**TASK DIRECTIONS:** Go through the data below and copy it exactly, skipping every picture.

**DATA EXTRACT:**
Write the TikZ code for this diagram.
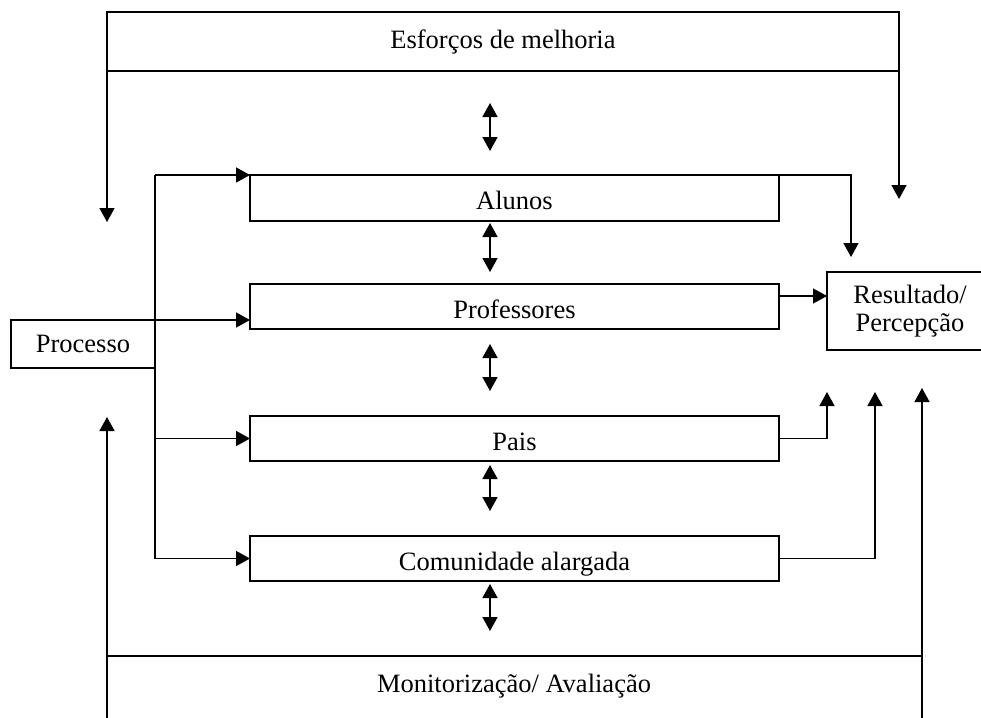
\documentclass[tikz,border=0pt]{standalone}
\usepackage{fontspec}
\setmainfont{Liberation Serif}
\usetikzlibrary{arrows.meta}

\begin{document}
\begin{tikzpicture}[x=1pt, y=-1pt, font=\fontsize{26.5}{28}\selectfont, line width=1.5pt, line join=miter,
	>={Triangle[length=14pt, width=15pt]},
	every node/.style={inner sep=0pt, outer sep=0pt, anchor=north west},
	grupo/.style={draw, minimum width=529pt, minimum height=46pt, text height=23pt, text depth=0pt}]

	\useasboundingbox (0,0) rectangle (981,717);
	\clip (0,0) rectangle (981,717);

	% Esforços e monitorização
	\node[draw, minimum width=792pt, minimum height=59pt] (melhoria) at (107,12) {Esforços de melhoria};
	\node[draw, minimum width=815pt, minimum height=100pt] (monitor) at (107,656) {};
	\node[anchor=center] (monitortxt) at (514,686) {Monitorização/ Avaliação};

	% Processo e grupos
	\node[draw, minimum width=144pt, minimum height=48pt] (processo) at (11,320) {Processo};
	\node[grupo] (alunos) at (250,175) {Alunos};
	\node[grupo, minimum height=45pt] (professores) at (250,284) {Professores};
	\node[grupo, minimum height=45pt] (pais) at (250,416) {Pais};
	\node[grupo, minimum height=45pt] (comunidade) at (250,536) {Comunidade alargada};
	\node[draw, minimum width=166pt, minimum height=78pt, align=center, anchor=north west] (resultado) at (827,272) {Resultado/\\Percepção};

	\coordinate (ramo) at (155,175);
	\coordinate (melhoriaL) at (107,222);
	\coordinate (melhoriaR) at (899,199);
	\coordinate (monitorL) at (107,417);
	\coordinate (monitorR) at (922,388);
	\coordinate (alunosfim) at (851,257);
	\coordinate (profsaida) at (779,296);
	\coordinate (paisfim) at (827,392);
	\coordinate (comfim) at (875,392);

	% setas do processo
	\draw (ramo) -- (ramo |- comunidade.west);
	\draw[->] (ramo) -- (alunos.north west);
	\draw[->] (processo.north east) -- (processo.north east -| professores.west);
	\draw[->] (ramo |- pais.west) -- (pais.west);
	\draw[->] (ramo |- comunidade.west) -- (comunidade.west);

	% setas para o resultado
	\draw[->] (alunos.north east) -| (alunosfim);
	\draw[->] (profsaida) -- (profsaida -| resultado.west);
	\draw[->] (pais.east) -| (paisfim);
	\draw[->] (comunidade.east) -| (comfim);

	% setas das caixas de cima e de baixo
	\draw[->] (melhoria.south west) -- (melhoriaL);
	\draw[->] (melhoria.south east) -- (melhoriaR);
	\draw[->] (monitor.south west) -- (monitorL);
	\draw[->] (monitor.south east) -- (monitorR);

	% setas duplas
	\foreach \a/\b [count=\i] in {103/151, 223/272, 344/391, 465/511, 584/631} {
		\coordinate (dcima\i) at (490,\a);
		\coordinate (dbaixo\i) at (490,\b);
		\draw[<->] (dcima\i) -- (dbaixo\i);
	}
\end{tikzpicture}
\end{document}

**RESULT OF THIS TASK:**
Write the TikZ code for this diagram.
\documentclass[tikz,border=0pt]{standalone}
\usepackage{fontspec}
\setmainfont{Liberation Serif}
\usetikzlibrary{arrows.meta}

\begin{document}
\begin{tikzpicture}[x=1pt, y=-1pt, font=\fontsize{26.5}{28}\selectfont, line width=1.5pt, line join=miter,
	>={Triangle[length=14pt, width=15pt]},
	every node/.style={inner sep=0pt, outer sep=0pt, anchor=north west},
	grupo/.style={draw, minimum width=529pt, minimum height=46pt, text height=23pt, text depth=0pt}]

	\useasboundingbox (0,0) rectangle (981,717);
	\clip (0,0) rectangle (981,717);

	% Esforços e monitorização
	\node[draw, minimum width=792pt, minimum height=59pt] (melhoria) at (107,12) {Esforços de melhoria};
	\node[draw, minimum width=815pt, minimum height=100pt] (monitor) at (107,656) {};
	\node[anchor=center] (monitortxt) at (514,686) {Monitorização/ Avaliação};

	% Processo e grupos
	\node[draw, minimum width=144pt, minimum height=48pt] (processo) at (11,320) {Processo};
	\node[grupo] (alunos) at (250,175) {Alunos};
	\node[grupo, minimum height=45pt] (professores) at (250,284) {Professores};
	\node[grupo, minimum height=45pt] (pais) at (250,416) {Pais};
	\node[grupo, minimum height=45pt] (comunidade) at (250,536) {Comunidade alargada};
	\node[draw, minimum width=166pt, minimum height=78pt, align=center, anchor=north west] (resultado) at (827,272) {Resultado/\\Percepção};

	\coordinate (ramo) at (155,175);
	\coordinate (melhoriaL) at (107,222);
	\coordinate (melhoriaR) at (899,199);
	\coordinate (monitorL) at (107,417);
	\coordinate (monitorR) at (922,388);
	\coordinate (alunosfim) at (851,257);
	\coordinate (profsaida) at (779,296);
	\coordinate (paisfim) at (827,392);
	\coordinate (comfim) at (875,392);

	% setas do processo
	\draw (ramo) -- (ramo |- comunidade.west);
	\draw[->] (ramo) -- (alunos.north west);
	\draw[->] (processo.north east) -- (processo.north east -| professores.west);
	\draw[->] (ramo |- pais.west) -- (pais.west);
	\draw[->] (ramo |- comunidade.west) -- (comunidade.west);

	% setas para o resultado
	\draw[->] (alunos.north east) -| (alunosfim);
	\draw[->] (profsaida) -- (profsaida -| resultado.west);
	\draw[->] (pais.east) -| (paisfim);
	\draw[->] (comunidade.east) -| (comfim);

	% setas das caixas de cima e de baixo
	\draw[->] (melhoria.south west) -- (melhoriaL);
	\draw[->] (melhoria.south east) -- (melhoriaR);
	\draw[->] (monitor.south west) -- (monitorL);
	\draw[->] (monitor.south east) -- (monitorR);

	% setas duplas
	\foreach \a/\b [count=\i] in {103/151, 223/272, 344/391, 465/511, 584/631} {
		\coordinate (dcima\i) at (490,\a);
		\coordinate (dbaixo\i) at (490,\b);
		\draw[<->] (dcima\i) -- (dbaixo\i);
	}
\end{tikzpicture}
\end{document}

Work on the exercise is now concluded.